There are $$$m$$$ shops in the city, in each of which he can buy a gift for any of his friends. If the $$$j$$$-th friend ($$$1 \le j \le n$$$) receives a gift bought in the shop with the number $$$i$$$ ($$$1 \le i \le m$$$), then the friend receives $$$p_{ij}$$$ units of joy. The rectangular table $$$p_{ij}$$$ is given in the input.

Vlad has time to visit at most $$$n-1$$$ shops (where $$$n$$$ is the number of friends). He chooses which shops he will visit and for which friends he will buy gifts in each of them.

Let the $$$j$$$-th friend receive $$$a_j$$$ units of joy from Vlad's gift. Let's find the value $$$\alpha=\min\{a_1, a_2, \dots, a_n\}$$$. Vlad's goal is to buy gifts so that the value of $$$\alpha$$$ is as large as possible. In other words, Vlad wants to maximize the minimum of the joys of his friends.

For example, let $$$m = 2$$$, $$$n = 2$$$. Let the joy from the gifts that we can buy in the first shop: $$$p_{11} = 1$$$, $$$p_{12}=2$$$, in the second shop: $$$p_{21} = 3$$$, $$$p_{22}=4$$$.

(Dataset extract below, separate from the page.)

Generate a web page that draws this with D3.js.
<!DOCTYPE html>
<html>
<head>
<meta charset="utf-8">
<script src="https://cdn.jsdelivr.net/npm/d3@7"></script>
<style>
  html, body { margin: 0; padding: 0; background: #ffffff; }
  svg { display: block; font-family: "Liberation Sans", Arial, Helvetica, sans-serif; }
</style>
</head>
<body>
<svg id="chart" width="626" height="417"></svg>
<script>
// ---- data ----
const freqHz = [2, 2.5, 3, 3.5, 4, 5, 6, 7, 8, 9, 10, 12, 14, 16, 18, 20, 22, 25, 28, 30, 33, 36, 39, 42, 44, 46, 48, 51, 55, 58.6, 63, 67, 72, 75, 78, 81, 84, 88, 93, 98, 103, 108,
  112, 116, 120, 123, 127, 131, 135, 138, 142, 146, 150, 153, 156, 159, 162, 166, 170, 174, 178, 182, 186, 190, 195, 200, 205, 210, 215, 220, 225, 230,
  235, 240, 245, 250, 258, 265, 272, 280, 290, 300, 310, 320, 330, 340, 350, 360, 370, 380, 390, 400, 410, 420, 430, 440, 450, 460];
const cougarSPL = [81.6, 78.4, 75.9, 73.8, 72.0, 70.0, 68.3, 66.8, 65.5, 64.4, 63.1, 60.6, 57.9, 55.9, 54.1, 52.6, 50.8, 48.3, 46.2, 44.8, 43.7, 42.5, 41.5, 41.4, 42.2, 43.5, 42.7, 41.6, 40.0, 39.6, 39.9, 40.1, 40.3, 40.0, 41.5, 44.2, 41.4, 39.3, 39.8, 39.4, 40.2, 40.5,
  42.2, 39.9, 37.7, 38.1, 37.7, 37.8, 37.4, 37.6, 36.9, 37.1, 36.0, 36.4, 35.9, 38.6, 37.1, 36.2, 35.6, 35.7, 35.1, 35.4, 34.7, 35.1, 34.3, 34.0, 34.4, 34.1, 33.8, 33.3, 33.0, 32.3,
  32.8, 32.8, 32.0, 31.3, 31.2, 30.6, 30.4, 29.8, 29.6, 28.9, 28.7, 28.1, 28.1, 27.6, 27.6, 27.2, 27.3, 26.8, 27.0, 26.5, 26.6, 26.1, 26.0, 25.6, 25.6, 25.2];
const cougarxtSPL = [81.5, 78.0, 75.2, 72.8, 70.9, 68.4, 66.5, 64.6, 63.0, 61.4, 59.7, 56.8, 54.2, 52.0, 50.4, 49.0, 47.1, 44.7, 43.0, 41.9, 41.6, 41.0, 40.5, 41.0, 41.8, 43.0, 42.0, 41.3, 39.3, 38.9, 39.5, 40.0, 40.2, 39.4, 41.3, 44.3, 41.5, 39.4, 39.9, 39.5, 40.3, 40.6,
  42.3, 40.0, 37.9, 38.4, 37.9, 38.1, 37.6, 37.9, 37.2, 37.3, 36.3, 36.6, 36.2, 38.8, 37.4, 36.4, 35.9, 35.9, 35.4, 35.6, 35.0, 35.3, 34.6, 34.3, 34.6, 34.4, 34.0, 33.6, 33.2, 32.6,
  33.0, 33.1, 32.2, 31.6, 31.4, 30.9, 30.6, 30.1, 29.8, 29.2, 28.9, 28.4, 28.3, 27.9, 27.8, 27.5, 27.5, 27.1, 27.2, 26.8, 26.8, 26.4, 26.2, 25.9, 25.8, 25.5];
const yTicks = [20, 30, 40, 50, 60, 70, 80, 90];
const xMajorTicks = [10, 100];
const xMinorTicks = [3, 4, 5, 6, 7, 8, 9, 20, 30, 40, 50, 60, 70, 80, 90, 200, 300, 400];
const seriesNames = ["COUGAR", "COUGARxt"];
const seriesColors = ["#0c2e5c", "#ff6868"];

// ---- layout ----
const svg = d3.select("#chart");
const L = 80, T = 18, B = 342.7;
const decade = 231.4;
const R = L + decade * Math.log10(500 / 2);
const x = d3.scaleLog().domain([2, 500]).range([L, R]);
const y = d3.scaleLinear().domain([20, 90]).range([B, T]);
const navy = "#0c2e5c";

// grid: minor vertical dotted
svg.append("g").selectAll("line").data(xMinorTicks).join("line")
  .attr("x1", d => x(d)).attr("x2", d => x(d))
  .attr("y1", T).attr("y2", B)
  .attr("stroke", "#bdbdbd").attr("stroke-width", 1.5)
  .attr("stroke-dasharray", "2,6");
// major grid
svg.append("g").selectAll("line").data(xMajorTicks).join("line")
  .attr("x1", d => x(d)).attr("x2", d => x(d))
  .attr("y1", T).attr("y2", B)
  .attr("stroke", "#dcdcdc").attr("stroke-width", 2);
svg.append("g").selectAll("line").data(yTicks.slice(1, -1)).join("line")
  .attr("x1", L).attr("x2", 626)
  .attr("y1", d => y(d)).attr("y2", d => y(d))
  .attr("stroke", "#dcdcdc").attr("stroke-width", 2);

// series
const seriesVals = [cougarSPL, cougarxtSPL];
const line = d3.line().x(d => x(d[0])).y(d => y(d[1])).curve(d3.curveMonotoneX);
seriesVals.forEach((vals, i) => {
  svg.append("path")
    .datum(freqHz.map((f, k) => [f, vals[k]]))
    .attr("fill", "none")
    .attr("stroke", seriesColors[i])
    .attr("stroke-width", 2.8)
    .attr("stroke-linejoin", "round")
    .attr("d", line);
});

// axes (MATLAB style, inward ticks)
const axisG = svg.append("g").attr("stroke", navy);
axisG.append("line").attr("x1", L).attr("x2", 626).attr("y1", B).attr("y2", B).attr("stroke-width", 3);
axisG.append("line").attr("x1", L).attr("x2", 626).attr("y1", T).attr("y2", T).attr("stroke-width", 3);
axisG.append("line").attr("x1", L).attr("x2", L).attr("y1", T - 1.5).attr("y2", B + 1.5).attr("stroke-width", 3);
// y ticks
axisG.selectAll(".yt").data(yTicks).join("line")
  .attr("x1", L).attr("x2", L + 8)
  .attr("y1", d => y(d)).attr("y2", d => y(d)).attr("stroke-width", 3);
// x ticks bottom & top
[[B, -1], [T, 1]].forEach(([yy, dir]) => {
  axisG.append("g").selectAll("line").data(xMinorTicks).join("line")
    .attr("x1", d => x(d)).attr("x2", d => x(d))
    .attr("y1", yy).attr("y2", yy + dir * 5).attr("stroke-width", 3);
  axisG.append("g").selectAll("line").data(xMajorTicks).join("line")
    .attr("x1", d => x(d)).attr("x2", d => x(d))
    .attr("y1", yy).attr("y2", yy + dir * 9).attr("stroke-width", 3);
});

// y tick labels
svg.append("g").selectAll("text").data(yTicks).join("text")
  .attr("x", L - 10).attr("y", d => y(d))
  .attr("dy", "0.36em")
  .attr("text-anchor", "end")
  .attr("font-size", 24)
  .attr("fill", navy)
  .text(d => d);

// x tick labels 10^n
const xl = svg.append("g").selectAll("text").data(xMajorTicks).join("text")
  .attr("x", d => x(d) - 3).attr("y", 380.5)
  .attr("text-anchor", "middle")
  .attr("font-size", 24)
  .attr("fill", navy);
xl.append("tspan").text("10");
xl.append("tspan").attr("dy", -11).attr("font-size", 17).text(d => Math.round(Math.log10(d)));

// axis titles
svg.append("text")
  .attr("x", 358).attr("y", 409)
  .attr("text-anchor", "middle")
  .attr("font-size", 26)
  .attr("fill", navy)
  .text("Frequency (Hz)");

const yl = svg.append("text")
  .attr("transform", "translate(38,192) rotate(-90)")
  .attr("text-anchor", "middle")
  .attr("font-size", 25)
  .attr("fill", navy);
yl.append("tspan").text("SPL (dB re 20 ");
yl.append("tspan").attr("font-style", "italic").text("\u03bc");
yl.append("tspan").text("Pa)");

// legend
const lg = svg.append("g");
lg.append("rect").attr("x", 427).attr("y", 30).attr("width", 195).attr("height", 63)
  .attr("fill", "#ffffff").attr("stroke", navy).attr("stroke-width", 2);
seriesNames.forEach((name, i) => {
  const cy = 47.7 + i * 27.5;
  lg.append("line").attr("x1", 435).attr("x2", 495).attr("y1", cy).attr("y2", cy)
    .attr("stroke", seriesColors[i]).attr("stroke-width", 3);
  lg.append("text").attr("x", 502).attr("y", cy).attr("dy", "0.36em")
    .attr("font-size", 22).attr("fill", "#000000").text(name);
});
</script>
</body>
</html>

Then it is enough for Vlad to go only to the second shop and buy a gift for the first friend, bringing joy $$$3$$$, and for the second — bringing joy $$$4$$$. In this case, the value $$$\alpha$$$ will be equal to $$$\min\{3, 4\} = 3$$$

Help Vlad choose gifts for his friends so that the value of $$$\alpha$$$ is as high as possible. Please note that each friend must receive one gift. Vlad can visit at most $$$n-1$$$ shops (where $$$n$$$ is the number of friends). In the shop, he can buy any number of gifts.